IEEE Xplore arXiv Code (GitHub) Supplemental Video TL;DR (Twitter)

Bryon Tjanaka
University of Southern California
tjanaka@usc.edu

Matthew C. Fontaine
University of Southern California
mfontain@usc.edu

David H. Lee
University of Southern California
dhlee@usc.edu

Aniruddha Kalkar
University of Southern California
kalkar@usc.edu

Stefanos Nikolaidis
University of Southern California
nikolaid@usc.edu

Abstract

Pre-training a diverse set of neural network controllers in simulation has enabled robots to adapt online to damage in robot locomotion tasks. However, finding diverse, high-performing controllers requires expensive network training and extensive tuning of a large number of hyperparameters.
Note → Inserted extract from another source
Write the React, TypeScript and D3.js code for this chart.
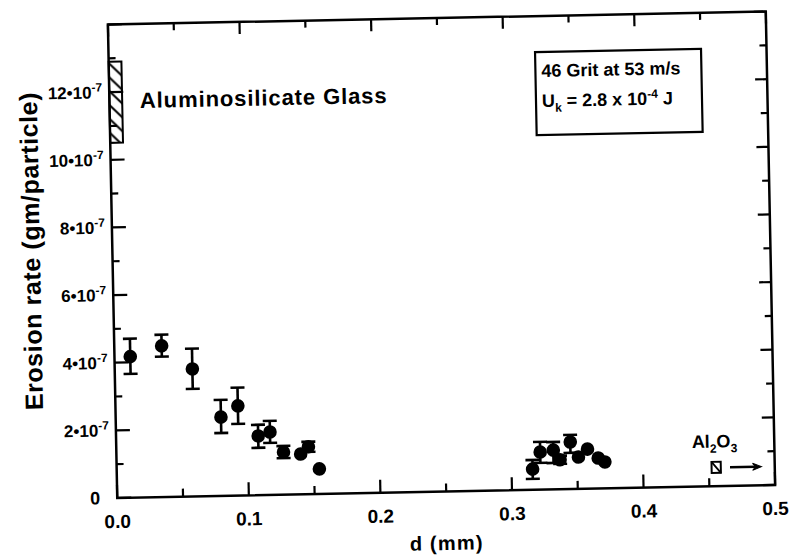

On the other hand, Covariance Matrix Adaptation MAP-Annealing (CMA-MAE), an evolution strategies (ES)-based quality diversity algorithm, does not have these limitations and has achieved state-of-the-art performance on standard QD benchmarks. However, CMA-MAE cannot scale to modern neural network controllers due to its quadratic complexity. We leverage efficient approximation methods in ES to propose three new CMA-MAE variants that scale to high dimensions. Our experiments show that the variants outperform ES-based baselines in benchmark robotic locomotion tasks, while being comparable with or exceeding state-of-the-art deep reinforcement learning-based quality diversity algorithms.

Supplemental Video

Algorithm Overview

We propose variants of the CMA-MAE algorithm that scale to high-dimensional controllers. The variants maintain a Gaussian search distribution with mean $\bm{\phi}^*$ and approximate covariance matrix $\tilde{\bm{\Sigma}}$. Solutions $\bm{\phi}_i$ sampled from the Gaussian are evaluated and inserted into an archive, where they generate improvement feedback $\Delta_i$ based on their objective value $f(\bm{\phi}_i)$ and a threshold $t_e$ that each archive cell maintains. Finally, the Gaussian is updated with an evolution strategy (ES). Our variants differ from CMA-MAE by incorporating scalable ESs, as the CMA-ES used in CMA-MAE has $\Theta(n^2)$ time complexity per sampled solution.